Ce petit jeu sémantique est en réalité tout à l’image des difficultés de positionnement de cette fonction, à la fois « support » et en même temps gardienne des règles du jeu, notamment au regard des abus qui pourraient être commis dans l’utilisation de cette ressource et dont le droit du travail fixe les limites.

Elle doit donc faire autorité mais sans disposer d’un véritable pouvoir, étant elle-même en subordination de directions générales dont les priorités et les arbitrages peuvent être tentés de favoriser les attentes des lignes hiérarchiques, dont la mission est plus clairement tournée vers l’atteinte des objectifs économiques, auxquels le social, avec ses exigences et ses limites, peut représenter un obstacle. 

Cet obstacle se dépasse surtout dans des discours et/ou des actions dont les effets concourent le plus souvent à noyer le poisson : en formant les managers aux techniques comportementales leur permettant d’embarquer tout le monde vers une réussite collective qui gommerait toute différence d’intérêt entre l’économique et le social, ou en formant les RH à devenir des « business partners », les conduisant à faire le même chemin dans l’autre sens pour atteindre la meilleure conciliation possible entre les enjeux de compétences de l’entreprise et les perspectives de parcours professionnels. 

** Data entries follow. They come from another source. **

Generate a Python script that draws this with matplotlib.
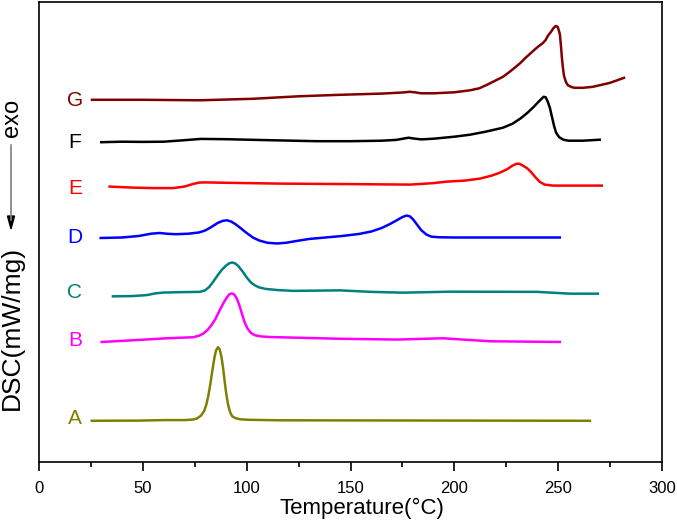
import matplotlib
matplotlib.use('Agg')
import matplotlib.pyplot as plt
from matplotlib.lines import Line2D

plt.rcParams['font.family'] = ['Liberation Sans', 'DejaVu Sans']

# 各試料の DSC 曲線 (温度 °C, 信号: 任意単位)
temp_a = [25.4, 48.6, 60, 70, 74, 76, 78, 79.5, 80.5, 81.5, 82.5, 83.5, 84.5,
          85.3, 86.2, 87, 87.8, 88.6, 89.4, 90.2, 91, 92, 93, 94.5, 97, 101,
          116, 265.3]
dsc_a = [41.3, 41.5, 42, 42, 42.5, 43.5, 46.5, 51, 57, 66, 78, 92, 105,
         112, 115, 113, 106, 95, 81, 68, 58, 50, 46, 44, 42.8, 42.3,
         41.8, 41.3]

temp_b = [30.2, 45.3, 61.6, 74.1, 77, 79, 81, 83, 85, 87, 89, 90.5, 91.7, 93,
          94.2, 95.3, 96.5, 97.8, 99, 100.5, 102, 104, 107, 112, 145, 172.4,
          194.5, 204, 217.1, 250.8]
dsc_b = [120.3, 122, 124, 125, 126.5, 128.5, 132, 137, 143.5, 152, 160, 165,
         168.3, 169, 167.5, 163.5, 157, 148, 140, 133.5, 129.5, 127, 125.8,
         125.2, 123.5, 122.7, 124, 122.7, 121, 120.3]

temp_c = [35.6, 45, 52, 56, 60, 68, 77.5, 80, 82, 84, 86, 88, 90, 91.5, 93,
          94.5, 96, 98, 100, 102, 104, 106, 109, 115, 122.3, 145, 160, 175.3,
          197.9, 239.8, 255.7, 269.1]
dsc_c = [166, 166.3, 167.3, 169, 169.8, 170.2, 170.5, 172, 175.5, 181, 187,
         192.5, 196.7, 199, 200, 199, 196.3, 191, 185, 180, 177, 175, 173.5,
         172.3, 171.5, 172, 170.5, 169.7, 170.7, 170.5, 168.7, 168.7]

temp_d = [29.7, 40, 48, 54, 58, 62, 66, 72, 77, 80, 83, 86, 88.5, 90.5, 92.5,
          94.5, 97, 100, 103, 106, 110, 114.6, 119, 124, 130, 138, 146, 154,
          160, 165, 169, 172.5, 175, 177, 178.5, 180, 182, 184, 186.5, 189,
          193, 200, 250.8]
dsc_d = [224.5, 225, 226.5, 228.8, 229.5, 228.7, 228.3, 228.8, 230, 232,
         235.5, 239.5, 241.7, 242.2, 241, 238.5, 234.5, 229.5, 225, 222,
         219.7, 219, 219.7, 221.5, 223.5, 225, 226.5, 228.5, 231, 234.5,
         238.5, 242.5, 245.5, 247, 246.3, 243.5, 238, 232.5, 228, 225.8,
         225.2, 225, 225]

temp_e = [34, 45, 55, 64.5, 70, 74, 77, 80, 100, 116, 150, 178.6, 185, 190,
          193, 196.4, 205, 212.3, 218, 222, 225.5, 228, 230.1, 231.5, 233, 235,
          237, 239, 241, 243.5, 247.5, 271]
dsc_e = [276, 275, 274.5, 274.5, 276, 278.5, 280, 280.2, 279.5, 279, 278.5,
         278, 278.8, 279.5, 280.2, 281, 282, 284, 287, 290, 293.5, 297,
         299, 298.8, 297, 294.5, 290.5, 285.5, 281, 278, 277, 277]

temp_f = [30, 40, 50, 60, 70, 78, 90, 111, 134, 150, 165, 172, 176, 178, 180,
          184, 190, 200, 207.5, 215, 223.4, 228, 232, 235.5, 238.5, 241, 243,
          244, 245, 246, 247, 248, 249, 250.5, 252.5, 255, 262, 270]
dsc_f = [320.5, 321, 320.8, 321, 322.5, 323.8, 323.5, 322.5, 321.5, 321.5,
         322, 322.8, 324.3, 325, 324.3, 323.3, 324, 326, 328, 331, 335, 339,
         344.5, 350.5, 356.5, 362, 366, 365.5, 361, 355, 346, 337, 330,
         325.5, 323, 322, 322, 323]

temp_g = [25.5, 50, 77.5, 103, 125, 145, 165, 175, 178.6, 181, 184, 190, 200,
          207.5, 212, 215.7, 220, 223.4, 226, 229, 231.6, 234, 236.4, 238.5,
          240.5, 242.7, 244, 245, 246.5, 247.8, 248.9, 249.8, 250.8, 251.3,
          251.8, 252.3, 252.8, 253.7, 254.7, 256.5, 258, 262, 266.7, 275, 281.7]
dsc_g = [363, 363, 362.5, 364, 366.5, 368, 369.2, 370.3, 371, 370.5, 369.5,
         369.5, 370.5, 372.5, 374.5, 378, 382.5, 386, 390, 395, 399.5, 404.5,
         409, 413, 416.5, 420, 423, 427, 431, 435, 437, 436, 429, 418, 405,
         395, 387, 381, 377.5, 375.7, 375, 375, 376, 380, 385]

names = ['A', 'B', 'C', 'D', 'E', 'F', 'G']
colors = ['#808000', '#ff00ff', '#008080', '#0000ff', '#ff0000', '#000000', '#800000']
label_levels = [44, 122, 170, 225, 274, 320, 362]

curves = [(temp_a, dsc_a), (temp_b, dsc_b), (temp_c, dsc_c), (temp_d, dsc_d),
          (temp_e, dsc_e), (temp_f, dsc_f), (temp_g, dsc_g)]

fig = plt.figure(figsize=(6.77, 5.25), dpi=100)
ax = fig.add_axes([39 / 677, 1 - 462 / 525, 623 / 677, 460 / 525])

for (t, d), name, c, lv in zip(curves, names, colors, label_levels):
    ax.plot(t, d, color=c, linewidth=1.8, solid_joinstyle='round')
    ax.text(17.3, lv, name, color=c, fontsize=15, ha='center', va='center')

ax.set_xlim(0, 300)
ax.set_ylim(0, 461)
ax.set_xticks(range(0, 301, 50))
ax.set_xticks(range(25, 300, 50), minor=True)
ax.set_yticks([])
ax.tick_params(axis='x', which='major', direction='out', length=6.5, width=1.2,
               labelsize=12, pad=7)
ax.tick_params(axis='x', which='minor', direction='out', length=3.5, width=1.2)
for s in ax.spines.values():
    s.set_linewidth(1.2)

ax.set_xlabel('Temperature(°C)', fontsize=16)
ax.xaxis.set_label_coords(0.518, -0.078)

# 縦軸ラベルと発熱方向の矢印
fig.text(12 / 677, 1 - 328 / 525, 'DSC(mW/mg)', rotation=90, fontsize=19,
         ha='center', va='center')
fig.text(12 / 677, 1 - 118 / 525, 'exo', rotation=90, fontsize=17,
         ha='center', va='center')
fig.add_artist(Line2D([11 / 677, 11 / 677], [1 - 145 / 525, 1 - 220 / 525],
                      color='#808080', linewidth=1.2))
fig.add_artist(plt.Polygon([[7.5 / 677, 1 - 216 / 525], [14.5 / 677, 1 - 216 / 525],
                            [11 / 677, 1 - 229 / 525]], closed=True,
                           color='black', transform=fig.transFigure))

plt.savefig('out.png', dpi=100)
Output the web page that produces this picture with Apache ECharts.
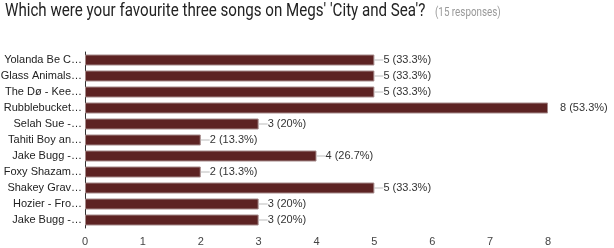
<!DOCTYPE html>
<html>
<head>
<meta charset="utf-8">
<script src="https://cdn.jsdelivr.net/npm/echarts@6/dist/echarts.min.js"></script>
<style>
  html, body { margin: 0; padding: 0; background: #fff; }
  #main { width: 614px; height: 248px; }
</style>
</head>
<body>
<div id="main"></div>
<script>
var songs = ['Yolanda Be C…', 'Glass Animals…', 'The Dø - Kee…', 'Rubblebucket…', 'Selah Sue -…',
    'Tahiti Boy an…', 'Jake Bugg -…', 'Foxy Shazam…', 'Shakey Grav…', 'Hozier - Fro…', 'Jake Bugg -…'];
var votes = [5, 5, 5, 8, 3, 2, 4, 2, 5, 3, 3];
var responses = 15;
var xTicks = [0, 1, 2, 3, 4, 5, 6, 7, 8];

// percentage text like "33.3%" / "20%"
function pct(v) {
    var p = Math.round(v / responses * 1000) / 10;
    return p + '%';
}

var chart = echarts.init(document.getElementById('main'));
var option = {
    animation: false,
    // title drawn as graphic text so it can be condensed like the original
    graphic: [{
        type: 'text',
        x: 5,
        y: 2,
        scaleX: 0.84,
        style: {
            text: "Which were your favourite three songs on Megs' 'City and Sea'?",
            font: '18px Roboto',
            fill: '#222',
            textVerticalAlign: 'top'
        }
    }, {
        type: 'text',
        x: 435,
        y: 7,
        scaleX: 0.82,
        style: {
            text: '(' + responses + ' responses)',
            font: '12px Roboto',
            fill: '#999',
            textVerticalAlign: 'top'
        }
    }],
    grid: { left: 85, right: 66, top: 52, bottom: 20, outerBoundsMode: 'none' },
    xAxis: {
        type: 'value',
        min: xTicks[0],
        max: xTicks[xTicks.length - 1],
        interval: 1,
        axisLine: { show: false },
        axisTick: { show: false },
        splitLine: { show: false },
        axisLabel: { color: '#444', fontFamily: 'Liberation Sans', fontSize: 11, margin: 8 }
    },
    yAxis: {
        type: 'category',
        data: songs,
        inverse: true,
        axisLine: { show: true, lineStyle: { color: '#333', width: 1 } },
        axisTick: { show: false },
        axisLabel: { color: '#222', fontFamily: 'Liberation Sans', fontSize: 11, margin: 3 }
    },
    series: [{
        type: 'bar',
        data: votes,
        barWidth: 11,
        itemStyle: { color: '#5d2323', borderColor: '#a58a8a', borderWidth: 1 },
        label: {
            show: true,
            position: 'right',
            distance: 0,
            color: '#333',
            fontFamily: 'Liberation Sans',
            fontSize: 11,
            formatter: function (p) {
                var t = p.value + ' (' + pct(p.value) + ')';
                if (p.value === 8) return '{g|}' + t;
                return '{l|}' + t;
            },
            rich: {
                l: { width: 9, height: 1, backgroundColor: '#bbb', padding: 0 },
                g: { width: 12, height: 1 }
            }
        }
    }]
};
chart.setOption(option);
</script>
</body>
</html>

 Si rien de tout cela n’est totalement faux ou illusoire, en tant que démarche visant la meilleure conciliation possible des intérêts de toutes les parties prenantes, ce sont les conditions pour une traduction dans la réalité qui sont le plus souvent loin d’être réunies. Parce que cela suppose un partage beaucoup plus important qu’aujourd’hui, dans les têtes et dans les faits et dans toutes les strates de l’entreprise et à commencer par les directions, que s’il est évident qu’on ne peut répondre aux attentes de l’humain si on ne satisfait pas à la contrainte économique, l’inverse n’est pas moins vrai. Ce qui supposerait en amont de reconnaître à la fonction RH la même autorité pour répondre aux attentes du facteur humain qu’il est reconnu aux opérationnels de défendre les enjeux économiques.